Of course, the more you decondition, the harder and more complex your decisions get, but also the more flexibility and breadth you have in your solutions. In theory, if you could get rid of every assumption, you would finally reach the true unconditional probability where you simultaneously consider every possible thing, no matter how remote or unlikely. If that's even possible, it would certainly require more processing than any human could muster.

Perhaps the best we can hope for then is to decondition a little bit, and do our best to make our conditional probabilities unbiased; rule out probabilities that are unlikely, not unpalatable.

Rep the truth

Truth

I've been thinking recently about the moral foundation of telling the truth. Most people agree it's a good and moral thing to do to tell the truth, though they might disagree about where exactly that fits in the moral calculus compared to things like being nice or satisfying your own interests. Certainly, in the absence of other considerations, it's generally accepted as good to tell the truth rather than lie. But why is it good?

For many people, I think the foundation is based on character: a liar is a bad person, and you don't want to be a bad person. This frames things in a particularly negative way, where truth isn't so much a virtue as a lack of vice. That leads to strange situations, like avoiding someone who might ask you something you'd have to lie about, carefully phrasing things so that you are not lying but omitting information, or saying something ambiguous that leads to a mistaken understanding but is still not technically a lie.

Beyond these gotchas, I also feel like this basis for truth is very incomplete. For example, it says nothing about whether you should try to make sure the truths you express are understood by the person receiving them, whether you should correct mistakes or misunderstandings when you see them, or whether you should make an effort to express the truth without being prompted to.
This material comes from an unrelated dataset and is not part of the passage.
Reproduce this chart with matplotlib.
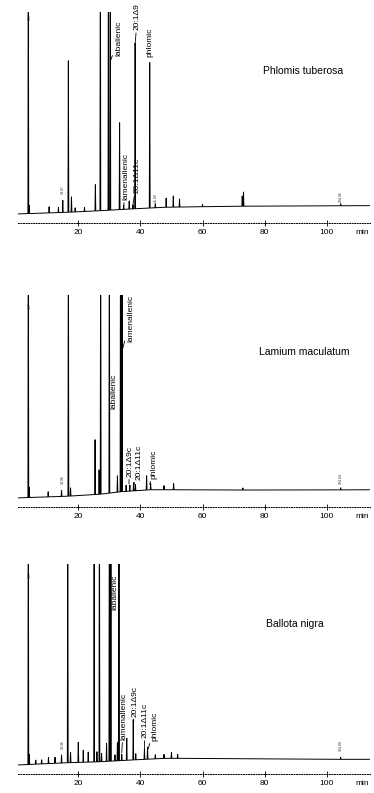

I think these are important questions, and a notion of truth that doesn't address them is half-baked.

So I've been working on an alternate foundation based on the idea of representing truth. The idea is that there is some abstract ultimate truth, the collection of all the things that are true in the universe. We each hold in our heads some approximation of that ideal, and the closer that is to the real truth the better. If you believe this, it makes sense to try to increase the amount of truth in the world any way you can. It doesn't matter that much whether you do it by lying less or telling the truth more.

Of course, that's not to say that truth is the only thing that matters. You may still decide that it makes sense in a particular situation to accept untruth because it would sabotage your other goals, because it would be a bad use of resources, or would just be annoying and counterproductive to make too big a deal about it. But the point is to get away from the idea that the only consideration is your personal honesty and move towards a notion that can encompass moral decisions about truth generally.

The moral intuition, then, isn't "I don't want to be a liar", it's "I want to represent the truth". That means not deceiving people, but also means not giving the wrong impression or an incomplete understanding. It means not avoiding situations where you would need to tell an uncomfortable truth; in fact, it means embracing those situations as opportunities. Speaking up, correcting misunderstandings, and arguing for what you consider to be true matter just as much as simply being honest.

And, lastly, there doesn't need to be untruth for truth to be valuable. Even if there's no other reason, it's important to express things you think to be true just to express them – to represent the truth in whatever way you can.